There’s a scene in Ballyturk when the characters share tea and biscuits. Of course this being Enda Walsh, that banal Irish charade has been reimagined as an absurdly cartoonish ritual in which the biscuits are piled Jenga-like. Pull the wrong one and it all comes tumbling down.
It’s an unfortunately fitting metaphor for the Abbey Theatre’s renewal of Walsh’s 2014 work. Cillian Murphy, it turns out, is the missing, load-bearing, biscuit.
Absent his manic, sinew-busting physicality (no one has worn a hurling helmet with more conviction since Niall McCarthy in the 2004 All-Ireland final), simply not matched by Tadhg Murphy in the role of 1, the play has lost its spark.

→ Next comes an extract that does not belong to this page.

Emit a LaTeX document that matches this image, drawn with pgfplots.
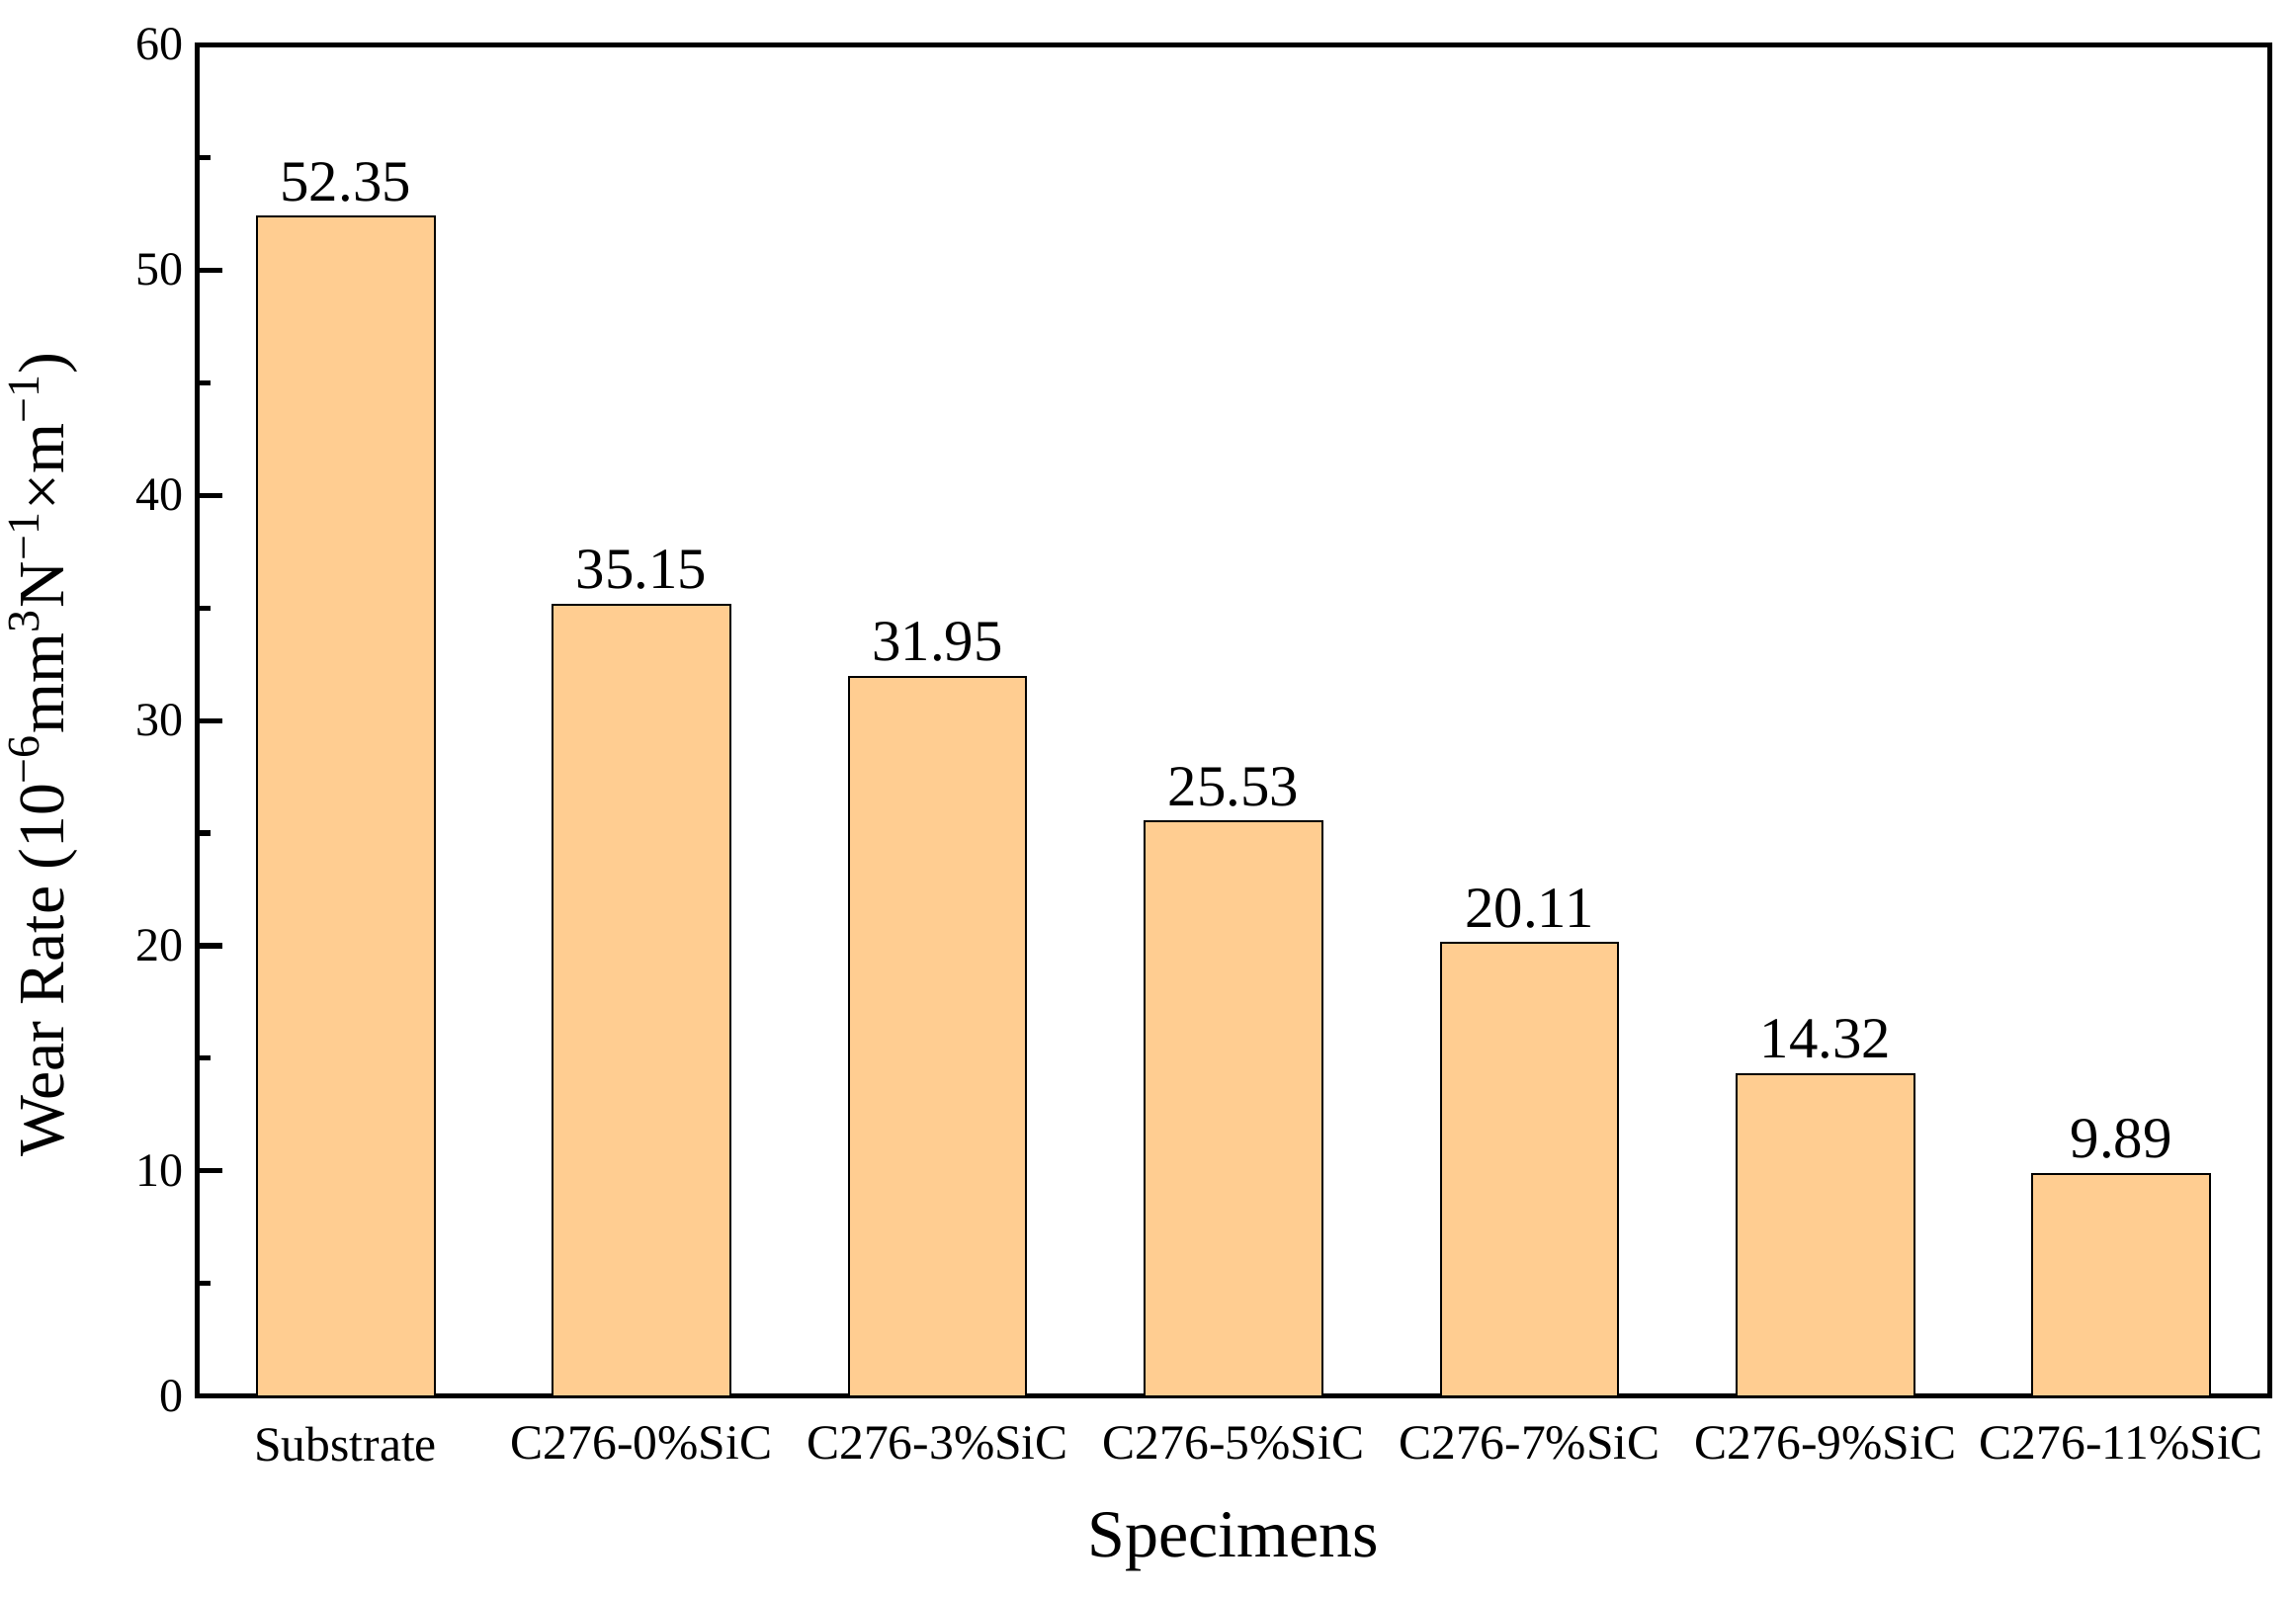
\documentclass[border=0pt]{standalone}
\usepackage{pgfplots}
\pgfplotsset{compat=1.18}
\usepackage{fontspec}
\setmainfont{Liberation Serif}
\definecolor{barfill}{HTML}{FFCD91}
\begin{document}
\begin{tikzpicture}
\begin{axis}[
  scale only axis,
  width=524pt, height=342pt,
  xmin=-0.5, xmax=6.5,
  ymin=0, ymax=60,
  axis line style={line width=1.25pt},
  ybar, bar width=0.6,
  xtick=data,
  xticklabels={Substrate, C276-0\%SiC, C276-3\%SiC, C276-5\%SiC, C276-7\%SiC, C276-9\%SiC, C276-11\%SiC},
  x tick style={draw=none},
  x tick label style={font=\fontsize{12.4pt}{14pt}\selectfont, yshift=-4.2pt},
  ytick={0,10,20,30,40,50,60},
  minor y tick num=1,
  ytick pos=left,
  tick align=inside,
  major tick length=6.25pt,
  minor tick length=3.2pt,
  y tick style={line width=1.25pt, black},
  y tick label style={font=\fontsize{12pt}{14pt}\selectfont},
  /pgf/number format/assume math mode=true,
  xlabel={Specimens},
  ylabel={Wear Rate (10\textsuperscript{−6}mm\textsuperscript{3}N\textsuperscript{−1}×m\textsuperscript{−1})},
  every axis x label/.append style={at={(axis description cs:0.5,-0.1075)}, anchor=center, font=\fontsize{17pt}{20pt}\selectfont},
  every axis y label/.append style={at={(axis description cs:-0.0744,0.475)}, anchor=center, font=\fontsize{16.4pt}{19pt}\selectfont},
  nodes near coords,
  nodes near coords style={font=\fontsize{14.7pt}{17pt}\selectfont, anchor=south, inner sep=0pt, yshift=3.5pt, /pgf/number format/.cd, fixed, precision=2, fixed zerofill},
  clip=false,
]
\addplot[fill=barfill, draw=black, line width=0.5pt] coordinates {
  (0,52.35) (1,35.15) (2,31.95) (3,25.53) (4,20.11) (5,14.32) (6,9.89)
};
\end{axis}
\pgfresetboundingbox
\path (current axis.south west) ++(-50pt,-50.75pt) rectangle ++(580.75pt,404pt);
\end{tikzpicture}
\end{document}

Mikel Murfi reprises his part as 2, and is, as ever, excellent; but he achieved such a symbiotic display with Cillian Murphy that a whole dimension to his performance has been lost.
The play is essentially a piece of meta-Walsh, a comment on his own writing practice, one that cannibalises his earlier themes, characters and motifs. At times, it’s a riot. But the strongest sense of the piece now, three years on, is as a staging post: the work of a writer coming to the end of one approach, and about to begin another. The more achieved, dynamic works Walsh has produced since then, Arlington and The Last Hotel among them, only underline this.
The plot twist in Ballyturk, which ruptures the hermetic world of 1 and 2 and their exuberant storytelling, comes via a deus-ex-machina moment when another character (named 3, of course) enters, like Death come, or Godot. Olwen Fouere has succeeded Stephen Rea in this role. But where Rea was sardonic and innately funny, Fouere plays it straight and humourless. Again, it’s simply not as effective this time round.